Hay que ser muy ignorante o muy cínico para negar que estamos viviendo una mutación climática que nadie sabe hasta dónde puede llevarnos. Este año hemos tenido una de las olas de calor más asfixiantes que se recuerdan -y esa ola aún no ha terminado-, pero hay gente que se empeña en negar la realidad de un cambio climático que está haciendo subir las temperaturas hasta límites insoportables. Y la hipótesis de vivir con un clima como el de Qatar -con 50º de temperatura y una humedad del 60 o del 70%- es como para volverse locos, sobre todo si uno piensa en la gente que no podrá pagarse el aire acondicionado o que va a tener que trabajar en unos siniestros locales sin climatización. Y sólo la FIFA -el organismo más honesto e incorruptible del mundo conocido- puede tener la divertida idea de organizar unos mundiales de fútbol en Qatar, donde la temperatura al aire libre es insufrible y donde miles de trabajadores llegados de la India o Bangladesh trabajan en condiciones inhumanas sin que nadie se preocupe de ellos. Pero esta hipótesis, la de disfrutar de un agradable clima como el de Qatar, parece cada vez más probable si las cosas siguen así. Y eso, insisto, es como para echarse a temblar.

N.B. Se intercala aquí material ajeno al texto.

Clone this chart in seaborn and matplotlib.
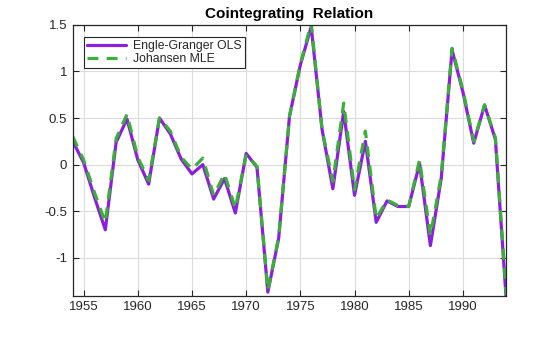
import matplotlib
matplotlib.use("Agg")
import matplotlib.pyplot as plt
import seaborn as sns
import numpy as np

years = list(range(1954, 1995))

engle_granger_ols = [
    0.25, 0.02, -0.35, -0.70, 0.24, 0.49, 0.05, -0.21, 0.50, 0.33,
    0.06, -0.10, 0.00, -0.37, -0.15, -0.52, 0.12, -0.03, -1.37, -0.79,
    0.52, 1.07, 1.48, 0.38, -0.26, 0.57, -0.33, 0.25, -0.62, -0.39,
    -0.45, -0.45, 0.01, -0.87, -0.15, 1.23, 0.78, 0.23, 0.64, 0.27,
    -1.45,
]

johansen_mle = [
    0.30, 0.05, -0.30, -0.62, 0.28, 0.54, 0.08, -0.17, 0.50, 0.36,
    0.08, -0.05, 0.07, -0.33, -0.10, -0.47, 0.11, -0.02, -1.35, -0.78,
    0.52, 1.08, 1.52, 0.38, -0.18, 0.66, -0.27, 0.36, -0.58, -0.38,
    -0.44, -0.45, 0.05, -0.76, -0.12, 1.25, 0.80, 0.25, 0.64, 0.29,
    -1.40,
]

series_names = ["Engle-Granger OLS", "Johansen MLE"]
x_ticks = [1955, 1960, 1965, 1970, 1975, 1980, 1985, 1990]
y_ticks = [-1, -0.5, 0, 0.5, 1, 1.5]
y_tick_labels = ["-1", "-0.5", "0", "0.5", "1", "1.5"]

sns.set_theme(style="white")
plt.rcParams["font.family"] = ["Liberation Sans", "DejaVu Sans"]

fig = plt.figure(figsize=(5.6, 3.37), dpi=100)
ax = fig.add_axes([0.130, 0.122, 0.774, 0.804])

purple = "#8a1fdc"
green = "#3cae3a"

sns.lineplot(x=years, y=engle_granger_ols, ax=ax, color=purple,
             linewidth=2.3, label=series_names[0])
sns.lineplot(x=years, y=johansen_mle, ax=ax, color=green,
             linewidth=2.3, linestyle=(0, (3.4, 2.6)), label=series_names[1])

ax.set_xlim(1954, 1994)
ax.set_ylim(-1.41, 1.5)
ax.set_xticks(x_ticks)
ax.set_yticks(y_ticks)
ax.set_yticklabels(y_tick_labels)

axis_col = "#262626"
ax.grid(True, color="#dcdcdc", linewidth=0.8)
ax.set_axisbelow(True)
for side in ["left", "right", "top", "bottom"]:
    ax.spines[side].set_visible(True)
    ax.spines[side].set_color(axis_col)
    ax.spines[side].set_linewidth(0.9)
ax.tick_params(axis="both", direction="in", length=4, width=0.8,
               colors=axis_col, labelsize=9.5, top=True, right=True,
               bottom=True, left=True, pad=4)
for lbl in ax.get_xticklabels() + ax.get_yticklabels():
    lbl.set_color(axis_col)

ax.set_title("Cointegrating  Relation", fontsize=11, fontweight="bold",
             color="black", pad=5)

leg = ax.legend(loc="upper left", bbox_to_anchor=(0.025, 0.955),
                fontsize=8.8, frameon=True, fancybox=False,
                edgecolor=axis_col, framealpha=1, handlelength=3.2,
                borderpad=0.25, labelspacing=0.05, handletextpad=0.6,
                borderaxespad=0)
leg.get_frame().set_linewidth(0.8)

fig.savefig("out.png", dpi=100)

Y si hay entre nosotros un movimiento de repliegue hacia los particularismos y los localismos -desde la extrema derecha hasta los populismos asamblearios de izquierda-, y si casi todo el mundo en Europa se aferra a las tradiciones propias como si estas tradiciones le garantizarán que va poder vivir sin padecer las consecuencias de la globalización o del cambio climático, es porque muchos de nosotros sabemos que esa amenaza es real, aunque no tengamos ni idea de cómo podemos conjurarla. Y una de las razones por las que hay gente que se proclama "eco-soberanista" -signifique eso lo que signifique, si es que significa algo en términos racionales-, es que todos queremos engañarnos con la idea de que aún podemos vivir en una especie de autarquía económica y climática que nos permitiría conservar todo lo bueno que tenemos, a la vez que nos protegería de lo malo que está a punto de llegar (la independencia de Cataluña también tiene muchos partidarios de este tipo). Pero esa reacción, comprensible porque los humanos tenemos la candorosa tendencia a engañarnos cuando las cosas vienen mal dadas, es una forma como otra cualquiera de vivir de espaldas a la realidad. En un mundo globalizado e interconectado como nunca antes lo había estado, es inútil aspirar a vivir al margen de las tendencias globales del clima o de la economía, por mucha supuesta soberanía política que tengamos. La basura que se echa al mar cruza los mares, la deforestación sigue su curso y afecta al clima en el otro extremo del mundo, y las sequías destruyen grandes regiones de África y empujan a miles y miles de refugiados a huir al mundo próspero del norte. Y pensar que uno va a estar a salvo de estas contingencias porque tenga soberanía propia -que al fin y al cabo tan sólo es una firma sobre un papel- es una pueril forma de autoengaño. El cambio climático, igual que la globalización económica, no conoce fronteras ni soberanías, y quien quiera pensar lo contrario es que no sabe en qué mundo vive. Y sin una política global común que se haga con un mínimo de sensatez, nadie podrá impedir que las cosas sigan empeorando y la luz enfermiza del papel de estaño -esa luz agria y metálica que daña la vista- se siga extendiendo sobre nosotros, cada vez más al norte y durante periodos cada vez más largos.